Une prise en charge, pour quel budget ?
Ce principe de colocation ne peut pas se substituer dans tous les cas à l'EHPAD, car les résidences partagées "Ages et Vie" ne peuvent pas accueillir tous les profils de personnes âgées. Pour Tony Philias, il y a "un reste à charge chez nous d'environ 1600 / 1800 euros, contrairement à des EHPAD, où on est sur des tarifs bien plus élevés. Evidemment, ces dispositifs ne sont pas adaptés à tout le monde, cela va dépendre des troubles cognitifs de certaines personnes, par exemple une personne qui aurait tendance à fuguer ne pourrait pas être admise chez nous..."

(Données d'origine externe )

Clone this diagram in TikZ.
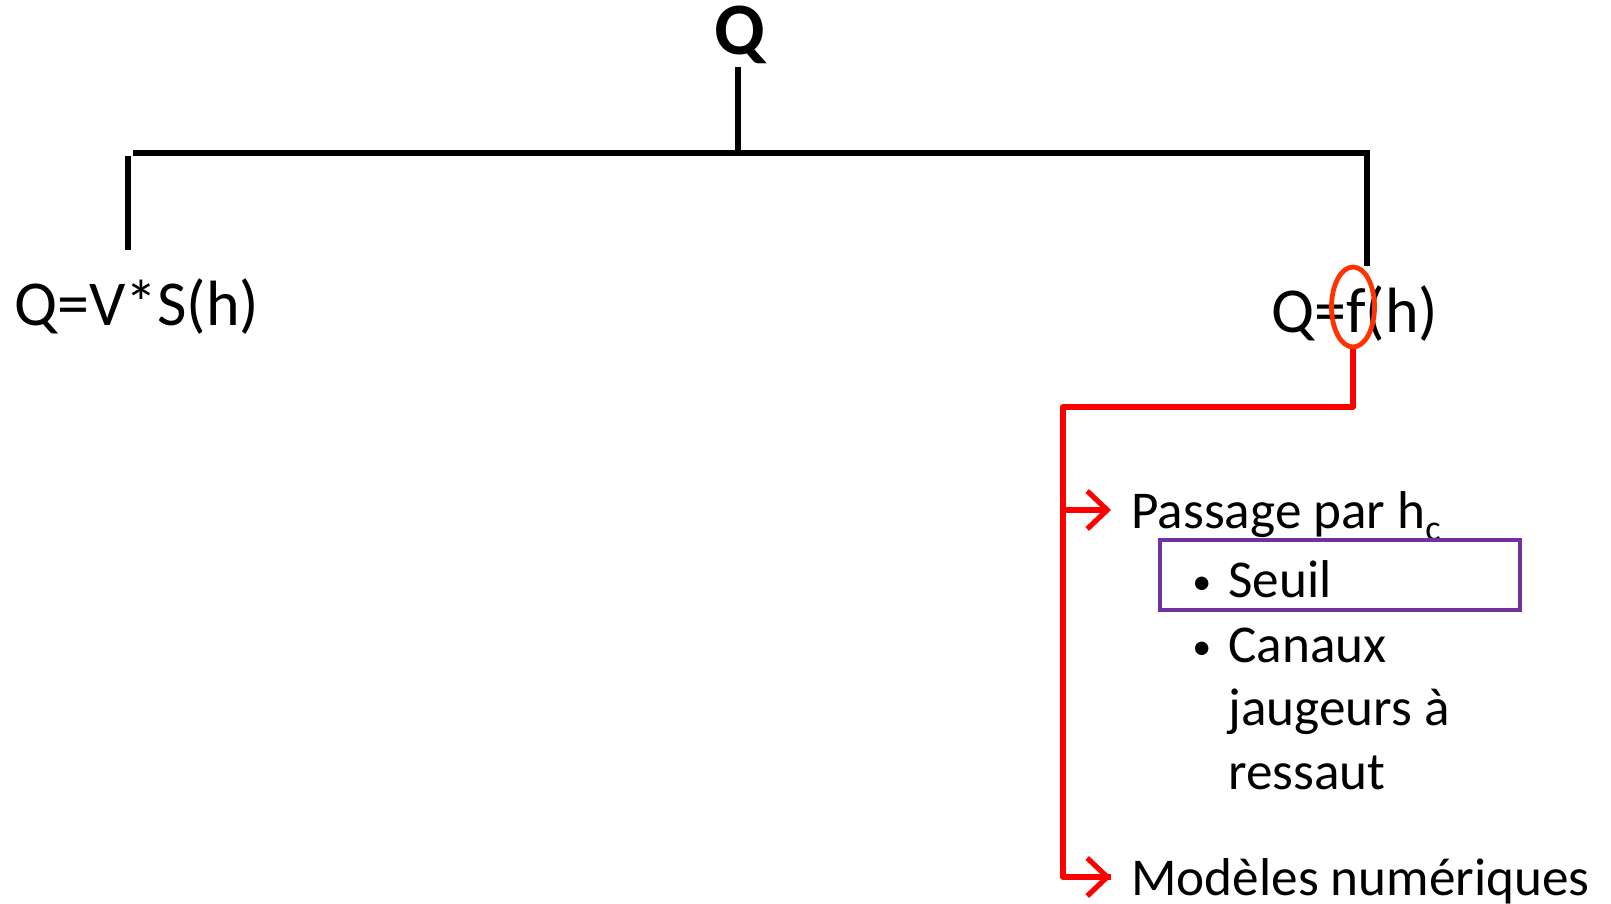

Ils vont pouvoir se retrouver
Si tous les profils ne peuvent être accueillis, l'inverse existe aussi. Des possibilités sont offertes dans ces colocations comme par exemple "l'accueil d'animal de compagnie. On peut aussi venir en couple : sur une future collocation qui va ouvrir dans le 44, madame est actuellement en EHPAD, elle ne peut plus rester à domicile, et monsieur est seul à son domicile. Ils vont pouvoir se retrouver ..." "Ages et Vie" se développe rapidement, en Bretagne et Pays de la Loire, où pas moins de 40 projets devraient sortir de terre dans les deux ans qui viennent.